Cryptocurrency wallets are essential for managing and transacting digital assets. However, the very nature of these assets makes them a prime target for cybercriminals. Understanding the technology behind crypto wallets and implementing robust security measures can greatly enhance the safety of your digital funds. Here are essential tips and best practices for securing your cryptocurrency wallets:
1. Choose the Right Type of Wallet
Crypto wallets come in various forms, each offering different security features:
- Hardware wallets store private keys offline on a physical device, making them highly resistant to online hacking attempts. Examples include Ledger and Trezor.
- Software wallets can be desktop, mobile, or online. Desktop and mobile wallets offer more control over your keys than online wallets, which are hosted by a third party.
- Paper wallets involve printing your public and private keys on paper, an entirely offline method, though they require careful handling and are susceptible to physical damage.
Choosing the right wallet depends on your needs for convenience versus security. Generally, hardware wallets are recommended for large amounts or long-term storage, while software wallets are suitable for smaller amounts and regular transactions.
2. Use Strong, Unique Passwords
For any wallet that requires a password, ensure it is strong and unique. Avoid using easily guessable passwords and consider using a passphrase made up of multiple words. Tools like password managers can help you generate and store complex passwords securely.
3. Implement Two-Factor Authentication (2FA)
Two-factor authentication adds an extra layer of security by requiring a second form of verification in addition to your password. Typically, this could be a code sent to your phone or generated through an app like Google Authenticator. Enable 2FA on any wallet or exchange platform that supports it.
4. Regularly Update Software
Keep your wallet software and any associated applications up to date. Updates often include patches for security vulnerabilities that could be exploited by attackers. This applies to not only your wallet but also the operating system of your computer or smartphone.

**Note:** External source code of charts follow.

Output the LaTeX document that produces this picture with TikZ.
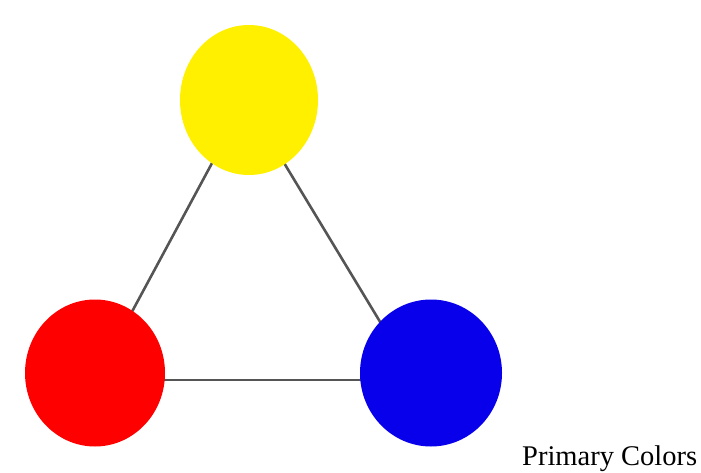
\documentclass[tikz,border=0pt]{standalone}
\usepackage{fontspec}
\setmainfont{Liberation Serif}
\usetikzlibrary{shapes.geometric}
\pgfdeclarelayer{background}
\pgfsetlayers{background,main}
\definecolor{cyel}{RGB}{255,240,0}
\definecolor{cred}{RGB}{255,0,0}
\definecolor{cblu}{RGB}{8,0,235}
\definecolor{cline}{RGB}{85,85,85}
\begin{document}
\begin{tikzpicture}[x=1pt,y=-1pt,
  dot/.style={ellipse,draw=none,inner sep=0pt},
  link/.style={draw=cline,line width=2.6pt}]
\useasboundingbox (0,0) rectangle (701,473);
\node[dot,fill=cyel,minimum width=138pt,minimum height=150pt] (y) at (249,100) {};
\node[dot,fill=cred,minimum width=140pt,minimum height=147pt] (r) at (95,373) {};
\node[dot,fill=cblu,minimum width=142pt,minimum height=147pt] (b) at (431,373) {};
\begin{pgfonlayer}{background}
\draw[link] ([xshift=-3pt]y.center) -- ([xshift=4pt]r.center);
\draw[link] ([xshift=-3pt]y.center) -- ([xshift=-20pt]b.center);
\draw[link] ([yshift=-7pt]r.center) -- ([yshift=-7pt]b.center);
\end{pgfonlayer}
\node[anchor=base west,inner sep=0pt,font=\fontsize{28.5}{30}\selectfont] (t) at (522,465) {Primary Colors};
\end{tikzpicture}
\end{document}
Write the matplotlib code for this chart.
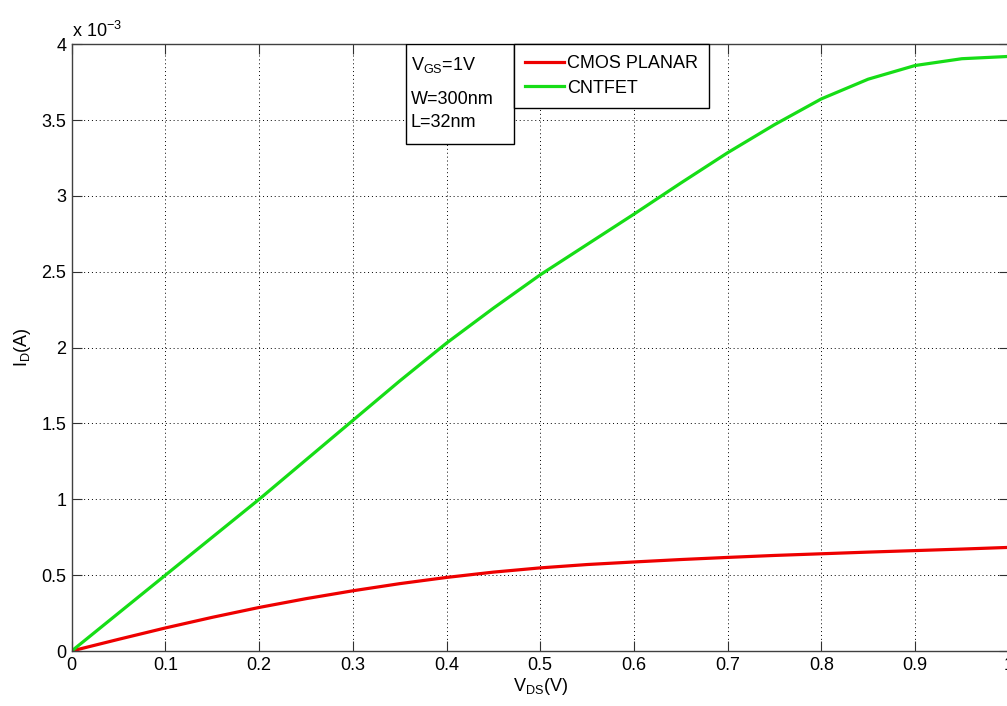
import matplotlib.pyplot as plt
from matplotlib.patches import Rectangle

plt.rcParams['font.family'] = ['Liberation Sans', 'DejaVu Sans']
plt.rcParams['mathtext.fontset'] = 'custom'
plt.rcParams['mathtext.rm'] = 'Liberation Sans'
plt.rcParams['mathtext.it'] = 'Liberation Sans'

vds = [0.0, 0.05, 0.1, 0.15, 0.2, 0.25, 0.3, 0.35, 0.4, 0.45, 0.5,
       0.55, 0.6, 0.65, 0.7, 0.75, 0.8, 0.85, 0.9, 0.95, 1.0]
# drain current, mA
id_cmos = [0.0, 0.077, 0.152, 0.222, 0.287, 0.345, 0.397, 0.444, 0.485, 0.52, 0.548,
           0.57, 0.587, 0.603, 0.617, 0.63, 0.641, 0.652, 0.662, 0.672, 0.683]
id_cntfet = [0.0, 0.25, 0.5, 0.75, 1.0, 1.26, 1.52, 1.78, 2.03, 2.26, 2.48,
             2.68, 2.88, 3.085, 3.285, 3.47, 3.64, 3.77, 3.86, 3.905, 3.92]
xticks = [0, 0.1, 0.2, 0.3, 0.4, 0.5, 0.6, 0.7, 0.8, 0.9, 1]
yticks = [0, 0.5, 1, 1.5, 2, 2.5, 3, 3.5, 4]

W, H = 1007, 706
X0, Y0, AW, AH = 71.7, 651.0, 937.0, 606.7   # axes box in pixels
fig = plt.figure(figsize=(W / 100, H / 100), dpi=100)
ax = fig.add_axes([X0 / W, 1 - Y0 / H, AW / W, AH / H])


def ax_xy(px, py):
    return (px - X0) / AW, (Y0 - py) / AH


ax.plot(vds, [v * 1e-3 for v in id_cmos], color='#ee0000', lw=2.3, label='CMOS PLANAR')
ax.plot(vds, [v * 1e-3 for v in id_cntfet], color='#16dd16', lw=2.3, label='CNTFET')

ax.set_xlim(0, 1)
ax.set_ylim(0, 4e-3)
ax.set_xticks(xticks)
ax.set_xticklabels([f'{t:g}' for t in xticks])
ax.set_yticks([t * 1e-3 for t in yticks])
ax.set_yticklabels([f'{t:g}' for t in yticks])
ax.tick_params(direction='in', top=True, right=True, labelsize=13, length=7, pad=4, color='#303030')
ax.grid(True, color='black', linestyle=(0, (1, 3)), linewidth=0.7)
for s in ax.spines.values():
    s.set_color('#404040')
    s.set_linewidth(1.0)

ax.text(0.0, ax_xy(0, 37)[1], r'x 10$^{-3}$', transform=ax.transAxes, fontsize=13,
        ha='left', va='baseline')
ax.set_xlabel(r'V$_{DS}$(V)', fontsize=13, labelpad=2)
ax.set_ylabel(r'I$_D$(A)', fontsize=13, labelpad=6)

leg = ax.legend(loc='upper left', bbox_to_anchor=(ax_xy(514, 0)[0], 1.0), fontsize=13,
                frameon=True, fancybox=False, edgecolor='black', handlelength=2.15,
                handletextpad=0.2, borderpad=0.6, labelspacing=0.42, borderaxespad=0,
                framealpha=1)
leg.get_frame().set_linewidth(1.0)

# parameter box
bx0, by0 = ax_xy(406, 144)
bx1, by1 = ax_xy(514, 44)
ax.add_patch(Rectangle((bx0, by0), bx1 - bx0, by1 - by0, transform=ax.transAxes,
                       facecolor='white', edgecolor='black', lw=1.0, zorder=4))
for label, py in [('V$_{GS}$=1V', 70), ('W=300nm', 104), ('L=32nm', 127)]:
    tx, ty = ax_xy(411, py)
    ax.text(tx, ty, label, transform=ax.transAxes, fontsize=13, ha='left', va='baseline', zorder=5)

fig.savefig('out.png', dpi=100)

5. Be Wary of Phishing Attacks
Phishing is a common method used by criminals to trick individuals into giving away sensitive information such as wallet keys or passwords. Always verify that you are on the legitimate website or app before entering your details. Do not click on unsolicited links in emails or messages.
6. Backup Your Wallet
Back up your wallet regularly, especially after creating new transactions. Most wallets provide a recovery phrase (usually 12-24 words) that can be used to recover your funds if your device is lost, stolen, or damaged. Store this phrase securely in multiple offline locations, such as a safe deposit box or a secure home safe.

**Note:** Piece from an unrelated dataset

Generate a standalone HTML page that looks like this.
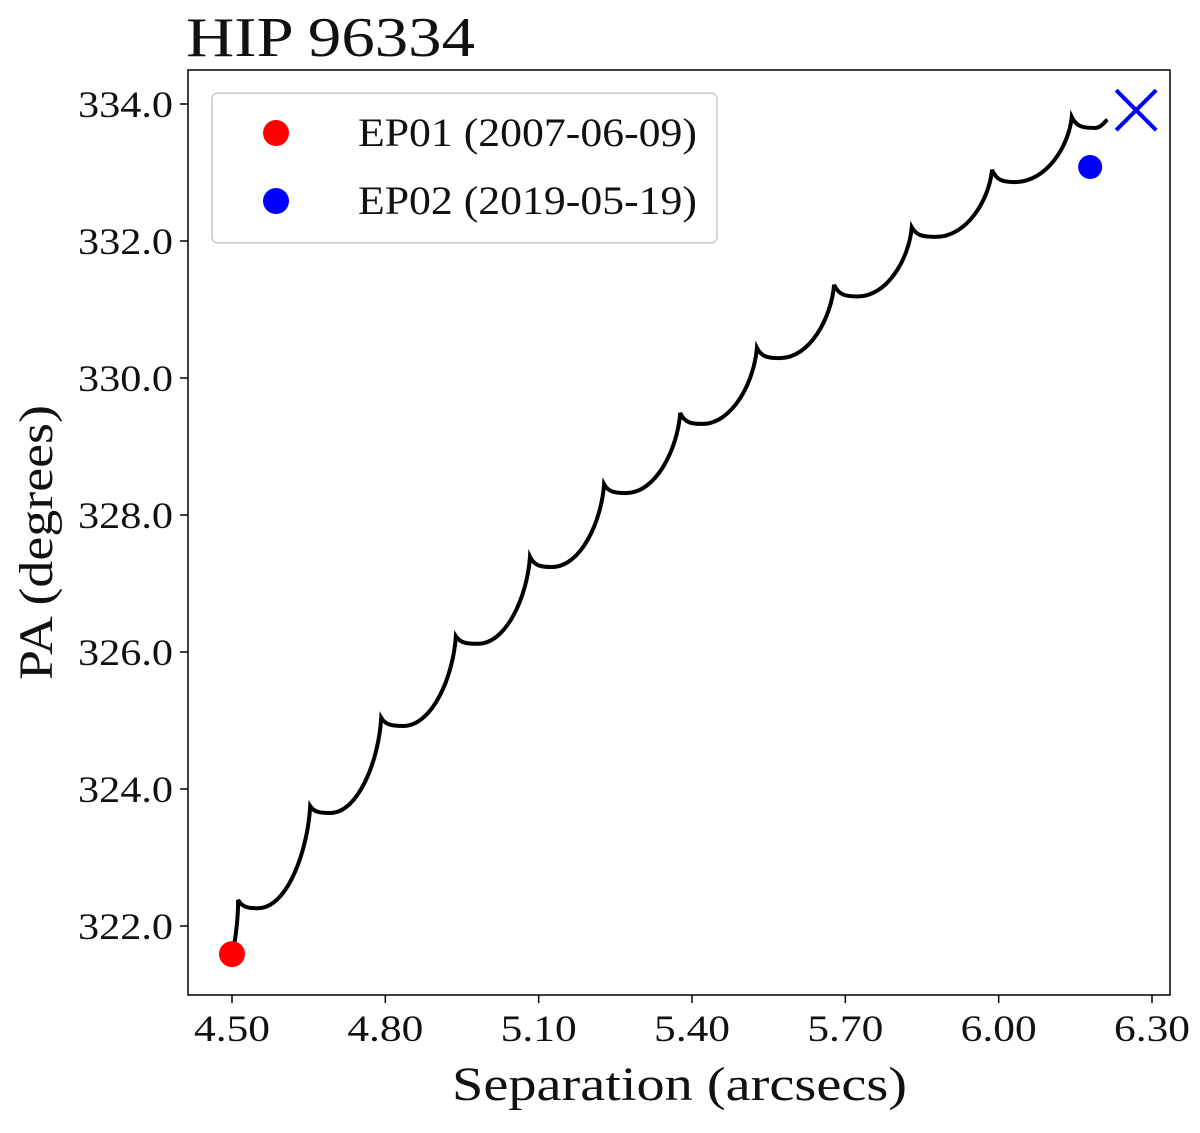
<!DOCTYPE html>
<html><head><meta charset="utf-8"><style>
body{margin:0;background:#fff}
svg text{font-family:"Liberation Serif","DejaVu Serif",serif;fill:#111}
</style></head><body>
<svg width="1200" height="1128" xmlns="http://www.w3.org/2000/svg" id="chart">
<text x="186" y="56" font-size="56" textLength="289" lengthAdjust="spacingAndGlyphs">HIP 96334</text>
<g id="ticks"></g>
<path id="track" fill="none" stroke="#000" stroke-width="4"/>
<g id="marks"></g>
<rect x="188" y="70" width="982" height="925" fill="none" stroke="#000" stroke-width="1.5"/>
<text x="452" y="1100" font-size="48" textLength="455" lengthAdjust="spacingAndGlyphs">Separation (arcsecs)</text>
<text transform="translate(52,680) rotate(-90)" font-size="48" textLength="275" lengthAdjust="spacingAndGlyphs">PA (degrees)</text>
<g>
<rect x="212" y="93" width="505" height="150" rx="6" fill="#fff" stroke="#ccc" stroke-width="1.5"/>
<circle cx="276" cy="133" r="13" fill="#ff0000"/>
<text x="358" y="146" font-size="40" textLength="339" lengthAdjust="spacingAndGlyphs">EP01 (2007-06-09)</text>
<circle cx="276" cy="201" r="13" fill="#0000ff"/>
<text x="358" y="214" font-size="40" textLength="339" lengthAdjust="spacingAndGlyphs">EP02 (2019-05-19)</text>
</g>
</svg>
<script>
const xTicks=[4.5,4.8,5.1,5.4,5.7,6.0,6.3];
const xTickLabels=["4.50","4.80","5.10","5.40","5.70","6.00","6.30"];
const yTicks=[322,324,326,328,330,332,334];
const yTickLabels=["322.0","324.0","326.0","328.0","330.0","332.0","334.0"];
const startPt=[4.50,321.59];
const cuspX=[4.512,4.653,4.792,4.938,5.083,5.228,5.377,5.527,5.678,5.830,5.987,6.143];
const cuspY=[322.38,323.75,325.04,326.23,327.39,328.45,329.49,330.44,331.36,332.20,333.04,333.81];
const minX=[4.551,4.692,4.835,4.981,5.126,5.271,5.420,5.572,5.724,5.877,6.032,6.188];
const minY=[322.26,323.65,324.92,326.12,327.24,328.32,329.33,330.29,331.19,332.06,332.86,333.65];
const endPt=[6.213,333.77];
const ep01=[4.50,321.59];
const ep02=[6.179,333.08];
const predicted=[6.269,333.91];
const sx=v=>232+(v-4.5)*(920/1.8);
const sy=v=>926-(v-322)*(822/12);
const NS="http://www.w3.org/2000/svg";
const tg=document.getElementById('ticks');
function mk(tag,attrs,parent){const e=document.createElementNS(NS,tag);for(const k in attrs)e.setAttribute(k,attrs[k]);parent.appendChild(e);return e;}
xTicks.forEach((v,i)=>{
 const l=mk('line',{x1:sx(v),x2:sx(v),y1:995,y2:1003,stroke:'#000','stroke-width':1.5},tg);
 
 
 const t=mk('text',{x:sx(v)-38,y:1041,'font-size':37,textLength:76,lengthAdjust:'spacingAndGlyphs'},tg);t.textContent=xTickLabels[i];
 
 
});
yTicks.forEach((v,i)=>{
 const l=mk('line',{x1:180,x2:188,y1:sy(v),y2:sy(v),stroke:'#000','stroke-width':1.5},tg);
 
 
 const t=mk('text',{x:78,y:sy(v)+13,'font-size':37,textLength:95,lengthAdjust:'spacingAndGlyphs'},tg);t.textContent=yTickLabels[i];
 
 
});
let d=`M${sx(startPt[0])},${sy(startPt[1])} `;
d+=`C${sx(startPt[0])+3},${sy(startPt[1])-10} ${sx(cuspX[0])},${sy(cuspY[0])+20} ${sx(cuspX[0])},${sy(cuspY[0])} `;
for(let i=0;i<cuspX.length;i++){
 const cx=sx(cuspX[i]),cy=sy(cuspY[i]),mx=sx(minX[i]),my=sy(minY[i]);
 d+=`C${cx+(mx-cx)*0.2},${cy+(my-cy)*0.9} ${cx+(mx-cx)*0.5},${my} ${mx},${my} `;
 let nx,ny,last=i===cuspX.length-1;
 if(!last){nx=sx(cuspX[i+1]);ny=sy(cuspY[i+1]);}else{nx=sx(endPt[0]);ny=sy(endPt[1]);}
 const dx=nx-mx,dy=ny-my;
 if(!last) d+=`C${mx+dx*0.55},${my} ${nx-dx*0.05},${ny-dy*0.45} ${nx},${ny} `;
 else d+=`C${mx+dx*0.5},${my} ${nx-dx*0.3},${ny-dy*0.3} ${nx},${ny} `;
}
document.getElementById('track').setAttribute('d',d);
const mg=document.getElementById('marks');
const c1=mk('circle',{cx:sx(ep01[0]),cy:sy(ep01[1]),r:13,fill:'#ff0000'},mg);


const c2=mk('circle',{cx:sx(ep02[0]),cy:sy(ep02[1]),r:12,fill:'#0000ff'},mg);


const px=sx(predicted[0]),py=sy(predicted[1]);
const xm=mk('path',{d:`M${px-20},${py-20}L${px+20},${py+20}M${px-20},${py+20}L${px+20},${py-20}`,stroke:'#0000ff','stroke-width':4,fill:'none'},mg);


</script>
</body></html>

7. Use Multisignature Features
Some wallets offer a multisignature option, which requires multiple keys to authorize a transaction. This is particularly useful for businesses or teams where multiple stakeholders must approve transactions. It also adds an additional security layer for personal use by distributing risk.
Conclusion
Securing your cryptocurrency wallet is critical and requires a proactive approach. By understanding the types of wallets available, using strong security practices, and staying vigilant against threats, you can significantly reduce the risk of losing your digital assets. Always prioritize security over convenience, especially when handling substantial amounts of cryptocurrencies.